* START *
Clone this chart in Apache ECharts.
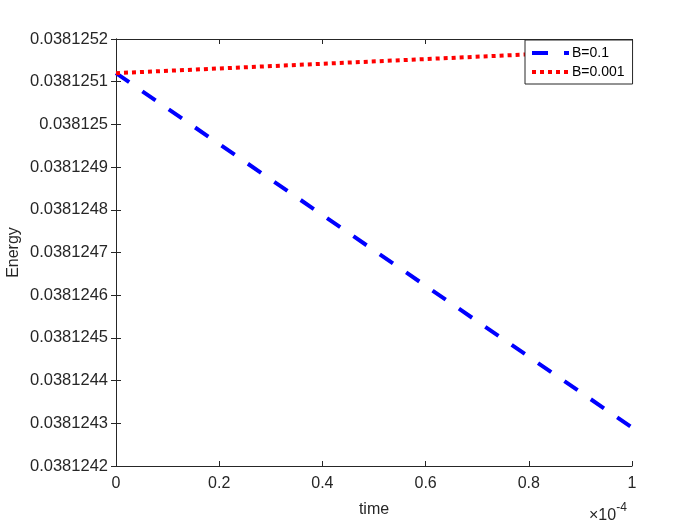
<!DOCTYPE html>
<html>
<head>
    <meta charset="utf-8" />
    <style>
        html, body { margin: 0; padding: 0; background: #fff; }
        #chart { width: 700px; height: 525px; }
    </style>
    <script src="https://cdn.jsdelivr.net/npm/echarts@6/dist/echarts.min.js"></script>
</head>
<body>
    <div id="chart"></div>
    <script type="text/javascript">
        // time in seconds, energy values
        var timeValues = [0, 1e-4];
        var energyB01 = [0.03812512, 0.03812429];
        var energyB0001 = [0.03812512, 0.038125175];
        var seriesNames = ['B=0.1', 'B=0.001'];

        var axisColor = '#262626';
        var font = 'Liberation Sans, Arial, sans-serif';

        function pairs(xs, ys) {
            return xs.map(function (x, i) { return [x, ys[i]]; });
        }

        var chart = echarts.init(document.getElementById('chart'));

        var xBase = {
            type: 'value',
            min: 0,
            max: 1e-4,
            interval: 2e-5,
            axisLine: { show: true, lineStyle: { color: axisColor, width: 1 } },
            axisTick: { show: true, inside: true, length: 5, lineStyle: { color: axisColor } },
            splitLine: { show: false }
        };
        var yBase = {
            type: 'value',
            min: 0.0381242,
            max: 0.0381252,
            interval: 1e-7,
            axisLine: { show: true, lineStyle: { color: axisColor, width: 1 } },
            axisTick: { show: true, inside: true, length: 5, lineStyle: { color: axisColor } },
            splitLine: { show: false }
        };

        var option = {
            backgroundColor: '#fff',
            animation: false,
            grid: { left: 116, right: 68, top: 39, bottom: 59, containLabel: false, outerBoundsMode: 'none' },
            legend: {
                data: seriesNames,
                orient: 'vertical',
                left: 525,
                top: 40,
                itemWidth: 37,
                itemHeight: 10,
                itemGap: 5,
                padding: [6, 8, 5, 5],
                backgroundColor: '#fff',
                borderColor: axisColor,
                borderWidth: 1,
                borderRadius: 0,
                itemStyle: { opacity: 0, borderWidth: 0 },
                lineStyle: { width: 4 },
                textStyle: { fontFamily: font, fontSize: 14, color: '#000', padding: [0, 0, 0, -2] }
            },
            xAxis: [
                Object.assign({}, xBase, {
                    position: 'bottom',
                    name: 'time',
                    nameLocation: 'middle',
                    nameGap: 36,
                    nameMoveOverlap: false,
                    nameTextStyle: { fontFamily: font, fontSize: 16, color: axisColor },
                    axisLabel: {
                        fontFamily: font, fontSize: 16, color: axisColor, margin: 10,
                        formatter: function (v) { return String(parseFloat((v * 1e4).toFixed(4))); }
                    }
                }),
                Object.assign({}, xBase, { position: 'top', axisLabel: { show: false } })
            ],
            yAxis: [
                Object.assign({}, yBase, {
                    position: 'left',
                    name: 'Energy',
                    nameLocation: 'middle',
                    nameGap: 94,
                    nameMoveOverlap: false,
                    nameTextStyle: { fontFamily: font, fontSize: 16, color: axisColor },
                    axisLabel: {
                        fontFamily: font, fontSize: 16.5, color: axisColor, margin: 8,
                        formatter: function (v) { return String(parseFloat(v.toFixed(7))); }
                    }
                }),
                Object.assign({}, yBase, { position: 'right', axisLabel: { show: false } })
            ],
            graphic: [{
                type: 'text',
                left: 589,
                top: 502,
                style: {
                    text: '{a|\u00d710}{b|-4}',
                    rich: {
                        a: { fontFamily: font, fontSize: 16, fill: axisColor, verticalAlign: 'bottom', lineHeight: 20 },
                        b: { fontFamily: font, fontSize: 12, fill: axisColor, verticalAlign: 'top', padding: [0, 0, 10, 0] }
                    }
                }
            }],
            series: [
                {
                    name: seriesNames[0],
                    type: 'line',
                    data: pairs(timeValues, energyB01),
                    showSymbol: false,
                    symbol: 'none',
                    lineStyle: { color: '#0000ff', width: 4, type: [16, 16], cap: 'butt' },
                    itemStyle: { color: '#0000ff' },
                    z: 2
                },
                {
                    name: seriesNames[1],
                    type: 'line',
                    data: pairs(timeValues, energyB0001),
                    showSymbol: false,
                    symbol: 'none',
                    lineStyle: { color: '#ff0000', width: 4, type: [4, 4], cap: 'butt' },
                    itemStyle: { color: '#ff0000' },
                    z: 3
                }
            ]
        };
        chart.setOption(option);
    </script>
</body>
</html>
* END *
Written exercise> Make an exact copy of the lines from the top of the material through the line with "var chart = echarts.init(document.getElementById('chart'));", pictures excluded.

Response for this exercise>
Clone this chart in Apache ECharts.
<!DOCTYPE html>
<html>
<head>
    <meta charset="utf-8" />
    <style>
        html, body { margin: 0; padding: 0; background: #fff; }
        #chart { width: 700px; height: 525px; }
    </style>
    <script src="https://cdn.jsdelivr.net/npm/echarts@6/dist/echarts.min.js"></script>
</head>
<body>
    <div id="chart"></div>
    <script type="text/javascript">
        // time in seconds, energy values
        var timeValues = [0, 1e-4];
        var energyB01 = [0.03812512, 0.03812429];
        var energyB0001 = [0.03812512, 0.038125175];
        var seriesNames = ['B=0.1', 'B=0.001'];

        var axisColor = '#262626';
        var font = 'Liberation Sans, Arial, sans-serif';

        function pairs(xs, ys) {
            return xs.map(function (x, i) { return [x, ys[i]]; });
        }

        var chart = echarts.init(document.getElementById('chart'));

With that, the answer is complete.